A combination of more panel makers using its tech paired with more material sales for large displays could mean lots of upside for Universal stock. Plus, many households are confined to home more frequently these days. A new device upgrade cycle has begun, and many of those upgrades include 4K screens. To hasten the adoption of OLED, Universal is also in the early innings of selling its new manufacturing process, organic vapor jet printing, an efficient new process for the making of large screens.
This is another high-flying stock, currently trading for 50 times trailing 12-month free cash flow (revenue less cash operating and capital expenses). However, the potential for double-digit percentage revenue growth is there, and this is a highly profitable outfit. Universal's free cash flow margin was 33% over the last year, and had $640 million in cash and equivalents and zero debt on its balance sheet at the end of March. With new manufacturing tech coming online and the company's partners starting to switch over from LCD en masse, this stock is worth owning over the next few years.
3. StoneCo: Brazil's war on cash is raging
South America's largest economy is reeling from the effects of COVID-19. The Central Bank of Brazil said economic activity shrank 14% from a year ago in May. However, much like the rest of the world, while in-person business transactions have shrunk dramatically, digital is picking up the slack. And that is playing in favor of Brazilian fintech and digital payments platform StoneCo.
The company revealed it handled 51% of Brazil's e-commerce transactions in Q1 2020. It's the dominant force to be reckoned with in the country on the cashless payments front, but e-commerce is still just a mid-single-digit percentage of total retail spending. That's changing fast, though. StoneCo isn't just benefiting from the rapid transition to online shopping, it's helping nurture the movement by providing payment acceptance and other e-commerce management tools to merchants. And after a brief dip in late March and early April, the company reported its transaction volume was growing above 20% year over year in May.

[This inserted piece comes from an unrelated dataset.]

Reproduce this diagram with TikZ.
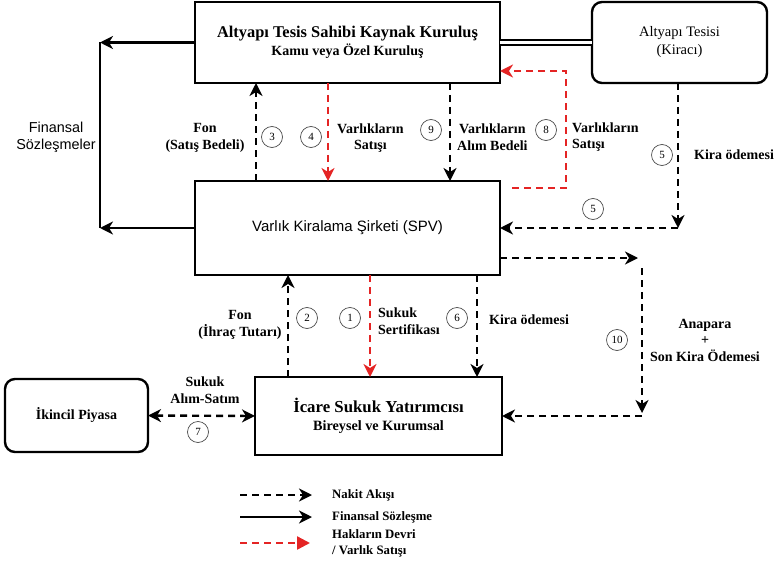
\documentclass[tikz,border=0pt]{standalone}
\usepackage{fontspec}
\setmainfont{Liberation Serif}
\setsansfont{Liberation Sans}
\usetikzlibrary{arrows.meta}
\definecolor{redd}{RGB}{228,36,36}
\begin{document}
\begin{tikzpicture}[x=1pt,y=-1pt,
  box/.style={draw,line width=2.4pt,minimum width=#1,inner sep=0pt,outer sep=0pt,align=center},
  rbox/.style={box=#1,rounded corners=10pt},
  tip/.style={-{Stealth[length=13pt,width=13pt,inset=4pt]}},
  cash/.style={tip,line width=2.4pt,dash pattern=on 7pt off 5pt},
  redl/.style={cash,draw=redd,color=redd},
  fin/.style={tip,line width=2.4pt},
  circ/.style={circle,draw=black!70,line width=0.7pt,minimum size=21pt,inner sep=0pt,font=\fontsize{11}{12}\selectfont},
  lab/.style={font=\bfseries\fontsize{14}{16.5}\selectfont,align=center,inner sep=1pt},
  labl/.style={lab,align=left,anchor=west}]
\useasboundingbox (0,0) rectangle (778,564);
% boxes
\node[box=305pt,minimum height=81pt,font=\bfseries\fontsize{14}{18.5}\selectfont] (top) at (347.5,42.5)
  {{\fontsize{16.4}{18.5}\selectfont Altyapı Tesis Sahibi Kaynak Kuruluş}\\Kamu veya Özel Kuruluş};
\node[rbox=175pt,minimum height=81pt,font=\fontsize{14.5}{18}\selectfont] (tes) at (679.5,42.5)
  {Altyapı Tesisi\\(Kiracı)};
\node[box=305pt,minimum height=94pt,font=\sffamily\fontsize{15}{17}\selectfont] (spv) at (347.5,228)
  {Varlık Kiralama Şirketi (SPV)};
\node[box=247pt,minimum height=78pt,font=\bfseries\fontsize{14.2}{18.5}\selectfont] (inv) at (378.5,416)
  {{\fontsize{16.8}{18.5}\selectfont İcare Sukuk Yatırımcısı}\\Bireysel ve Kurumsal};
\node[rbox=143pt,minimum height=73pt,font=\bfseries\fontsize{14}{16}\selectfont] (ik) at (76.5,415.5)
  {İkincil Piyasa};
% coordinates
\coordinate (fa) at (100,42.5);
\coordinate (fb) at (100,228);
\coordinate (x3) at (256,0);
\coordinate (x4) at (328,0);
\coordinate (x9) at (450,0);
\coordinate (x2) at (288,0);
\coordinate (x1) at (370,0);
\coordinate (x6) at (477,0);
\coordinate (x5) at (678,0);
\coordinate (k5) at (678,228);
\coordinate (r8s) at (512,188);
\coordinate (r8c) at (566,188);
\coordinate (r8d) at (566,71);
\coordinate (y10) at (0,258);
\coordinate (k10a) at (638,258);
\coordinate (k10b) at (642,268);
\coordinate (k10c) at (642,413);
% financial contracts
\draw[fin] (top.west) -- (fa);
\draw[line width=2.4pt] (fa) -- (fb);
\draw[fin] (spv.west) -- (fb);
\node[font=\sffamily\fontsize{14.4}{17}\selectfont,align=center] (fs) at (56,137) {Finansal\\Sözleşmeler};
% double line
\draw[double,double distance=3pt,line width=2pt] (top.east) -- (tes.west);
% vertical arrows upper
\draw[cash] (x3 |- spv.north) -- (x3 |- top.south);
\draw[redl] (x4 |- top.south) -- (x4 |- spv.north);
\draw[cash] (x9 |- top.south) -- (x9 |- spv.north);
\draw[redl] (r8s) -- (r8c) -- (r8d) -- (top.east |- r8d);
\node[circ] (c3) at (272,137) {3};
\node[circ] (c4) at (311,137) {4};
\node[circ] (c9) at (431,130) {9};
\node[circ] (c8) at (546,130) {8};
\node[lab] (l3) at (205,138) {Fon\\(Satış Bedeli)};
\node[lab,anchor=west] (l4) at (336,138) {Varlıkların\\Satışı};
\node[lab,anchor=west] (l9) at (456,137) {Varlıkların\\Alım Bedeli};
\node[labl] (l8) at (571,137) {Varlıkların\\Satışı};
% 5
\draw[cash] (x5 |- tes.south) -- (k5);
\draw[cash] (k5) -- (spv.east);
\node[circ] (c5a) at (662,155) {5};
\node[labl] (l5) at (693,155) {Kira ödemesi};
\node[circ] (c5b) at (593,209) {5};
% 10
\draw[cash] (spv.east |- y10) -- (k10a);
\draw[cash] (k10b) -- (k10c);
\draw[cash] (k10c |- inv.east) -- (inv.east);
\node[circ] (c10) at (617,340) {10};
\node[lab] (l10) at (705,340) {Anapara\\+\\Son Kira Ödemesi};
% lower vertical arrows
\draw[cash] (x2 |- inv.north) -- (x2 |- spv.south);
\draw[redl] (x1 |- spv.south) -- (x1 |- inv.north);
\draw[cash] (x6 |- spv.south) -- (x6 |- inv.north);
\node[circ] (c2) at (307,318) {2};
\node[circ] (c1) at (350,318) {1};
\node[circ] (c6) at (457,318) {6};
\node[lab] (l2) at (240,325) {Fon\\(İhraç Tutarı)};
\node[labl] (l1) at (377,321) {Sukuk\\Sertifikası};
\node[labl] (l6) at (488,320) {Kira ödemesi};
% 7
\draw[cash,{Stealth[length=13pt,width=13pt,inset=4pt]}-{Stealth[length=13pt,width=13pt,inset=4pt]}] (ik.east) -- (inv.west);
\node[lab] (l7) at (205,390) {Sukuk\\Alım-Satım};
\node[circ] (c7) at (198,432) {7};
% legend
\coordinate (g1a) at (240,495); \coordinate (g1b) at (312,495);
\coordinate (g2a) at (240,517); \coordinate (g2b) at (312,517);
\coordinate (g3a) at (240,543); \coordinate (g3b) at (310,543);
\draw[cash] (g1a) -- (g1b);
\draw[fin] (g2a) -- (g2b);
\draw[redl,-{Triangle[length=13pt,width=13pt]}] (g3a) -- (g3b);
\node[labl,font=\bfseries\fontsize{12.8}{15}\selectfont] (n1) at (331,495) {Nakit Akışı};
\node[labl,font=\bfseries\fontsize{12.8}{15}\selectfont] (n2) at (331,517) {Finansal Sözleşme};
\node[labl,font=\bfseries\fontsize{12.8}{16}\selectfont] (n3) at (331,543) {Hakların Devri\\/ Varlık Satışı};
\end{tikzpicture}
\end{document}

As if digital payments weren't enough, the company has also started offering credit services to merchants operating on its platform. It introduces new potential risk if those merchants start to default on loans, but Stone's tech helps it vet who needs some help and checks the ability of the customer to make payments based on the transaction history Stone already has. That kind of real-time operational activity data is an advantage most banks don't have, and it could help Stone maintain its massive momentum in the coming years.
As with the other two companies on this list, Stone's valuation is well into premium territory. Shares currently go for 18 times trailing 12-month sales. However, given the big opportunity and pole position in propelling Brazil into the digital age -- as well as an adjusted earnings profit margin of 23% in Q1 2020 -- this technology stock has huge potential.